BEV opportunities for Global South
Does the region want to be last man standing on ICE, or jump straight to electrification?
The Global South has an opportunity to 'leapfrog' its technology supply chain to BEVs and play an active role in the future automotive market, according to a report from non-profit Carbon Tracker.
By setting stringent vehicle emissions policies for used and new vehicles, countries in the region could incentivise domestic production and sales of BEVs.
"BEV technology has already progressed to a stage where the Global South can remove its dependency on fossil fuels to effectively leapfrog to BEVs, improving accessibility to these vehicles, and reap the financial and economic rewards, as well as lower costs for consumers," says the report, entitled 'Driving Change: How Electric Vehicles can Rise in the Global South'.
Uptake of BEVs in the Global South has so far been sluggish, with new BEV sales generally limited to the very wealthy. Outside the three major EV markets of China, europe and the US, electric car sales are expected to represent only 2-3pc of car sales in 2023, according to the IEA.
But analysis by Carbon Tracker found that the economies of 12 countries — Algeria, Argentina, Brazil, Egypt, India, Indonesia, Kenya, Nigeria, Mexico, Morocco, South Africa and Uganda — could collectively save over $100bn on refuelling costs annually by switching from an ICE fleet to a BEV fleet.

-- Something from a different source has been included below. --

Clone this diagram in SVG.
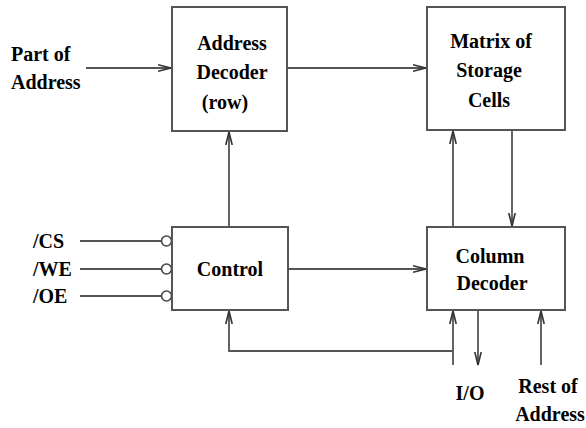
<svg xmlns="http://www.w3.org/2000/svg" width="586" height="428" viewBox="0 0 586 428">
<style>
.box{fill:#fff;stroke:#555;stroke-width:2}
.ln{fill:none;stroke:#555;stroke-width:1.8}
.t{font-family:"Liberation Serif","Times New Roman",serif;font-weight:bold;font-size:20px;fill:#000}
.c{text-anchor:middle}
.bub{fill:#fff;stroke:#444;stroke-width:1.6}
</style>
<defs>
<marker id="ar" viewBox="0 0 14 8" refX="13" refY="4" markerWidth="14" markerHeight="8" markerUnits="userSpaceOnUse" orient="auto">
<path d="M0,0.8 L13,4 L0,7.2" fill="none" stroke="#333" stroke-width="1.6"/>
</marker>
</defs>
<rect width="586" height="428" fill="#fff"/>
<g id="connectors">
<line class="ln" x1="86" y1="68" x2="171" y2="68" marker-end="url(#ar)"/>
<line class="ln" x1="287" y1="68" x2="426" y2="68" marker-end="url(#ar)"/>
<line class="ln" x1="229" y1="227" x2="229" y2="132" marker-end="url(#ar)"/>
<line class="ln" x1="453" y1="227" x2="453" y2="131" marker-end="url(#ar)"/>
<line class="ln" x1="512" y1="130" x2="512" y2="226" marker-end="url(#ar)"/>
<line class="ln" x1="288" y1="269" x2="426" y2="269" marker-end="url(#ar)"/>
<line class="ln" x1="80" y1="241" x2="161" y2="241"/>
<line class="ln" x1="80" y1="269" x2="161" y2="269"/>
<line class="ln" x1="80" y1="296" x2="161" y2="296"/>
<circle class="bub" cx="166.5" cy="241" r="5"/>
<circle class="bub" cx="166.5" cy="269" r="5"/>
<circle class="bub" cx="166.5" cy="296" r="5"/>
<polyline class="ln" points="453,351 229,351 229,311" marker-end="url(#ar)"/>
<line class="ln" x1="453" y1="365" x2="453" y2="311" marker-end="url(#ar)"/>
<line class="ln" x1="478" y1="310" x2="478" y2="365" marker-end="url(#ar)"/>
<line class="ln" x1="541" y1="365" x2="541" y2="311" marker-end="url(#ar)"/>
</g>
<g id="address-decoder">
<rect class="box" x="172" y="7" width="115" height="124"/>
<text class="t c" x="232" y="50">Address</text>
<text class="t c" x="232" y="79">Decoder</text>
<text class="t c" x="225" y="109">(row)</text>
</g>
<g id="matrix">
<rect class="box" x="427" y="7" width="138" height="123"/>
<text class="t c" x="491" y="48">Matrix of</text>
<text class="t c" x="489" y="77">Storage</text>
<text class="t c" x="489" y="107">Cells</text>
</g>
<g id="control">
<rect class="box" x="172" y="227" width="116" height="83"/>
<text class="t c" x="230" y="276">Control</text>
</g>
<g id="column-decoder">
<rect class="box" x="427" y="227" width="138" height="83"/>
<text class="t c" x="490" y="263">Column</text>
<text class="t c" x="492" y="290">Decoder</text>
</g>
<g id="labels">
<text class="t" x="11" y="61">Part of</text>
<text class="t" x="11" y="89">Address</text>
<text class="t" x="33" y="248">/CS</text>
<text class="t" x="33" y="276">/WE</text>
<text class="t" x="33" y="303">/OE</text>
<text class="t c" x="470" y="400">I/O</text>
<text class="t c" x="548" y="393">Rest of</text>
<text class="t c" x="550" y="421">Address</text>
</g>
</svg>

In most Global South countries fuel demand cannot be met with domestic refining of oil — meaning transport fuels must be imported. This leaves such countries exposed to prices dictated by market factors outside of their control, the report notes.
But many of the countries have excellent renewable resources and therefore the potential for very low wholesale electricity costs. The leapfrog to BEVs would therefore have to happen in tandem with a domestic deployment of renewable power.
Any such leapfrog could also help incentivise a development of the BEV value chain — currently concentrated in the Northern hemisphere countries — including in the materials processing, manufacturing, infrastructure and critical mineral recycling sectors.
ICE dumping gorund
Price sensitivity in the Global South has meant that the region has become predominantly an export destination of older used vehicles from five main markets in the northern hemisphere – Europe, US, Japan, South Korea, and China.
This raises the risk that, as their traditional markets phase out ICE vehicle sales, OEMs may look to countries in the Global South, often with less stringent emissions policies, to prop up sales.
According to the Sustainable Africa Scenario in the IEA's Africa Energy Outlook 2022, sub-Saharan Africa becomes the world’s largest importer of transport fuels by 2030, in part due to these legacy ICE vehicles finding new homes there.
But if countries in this region introduce emissions standards and ICE vehicle phase-out targets such as those in the northern hemisphere, BEV manufacturers could begin starting to target these markets as well.
"The ability of OEMs, for example BYD, to export BEVs in large numbers in the next few years or engage in Foreign Direct Investment (FDI) in the Global South is therefore increasing rapidly as an option as their domestic sales growth reaches a maximum. Exports and international production in less competitive markets will attract capital," says the report.
Some progress is being made. In India, EV and component manufacturing is ramping up, supported by the government’s $3.2bn incentive programme. Electric car sales in the nation in the first quarter of 2023 doubled on the same period in 2022.
Thailand and Indonesia are also strengthening their policy support schemes. And Japan's Toyota has already acknowledged that a domestic surplus of BEV production in China is spilling over exports that are speeding the growth of BEV penetration into other national markets in southeast Asia.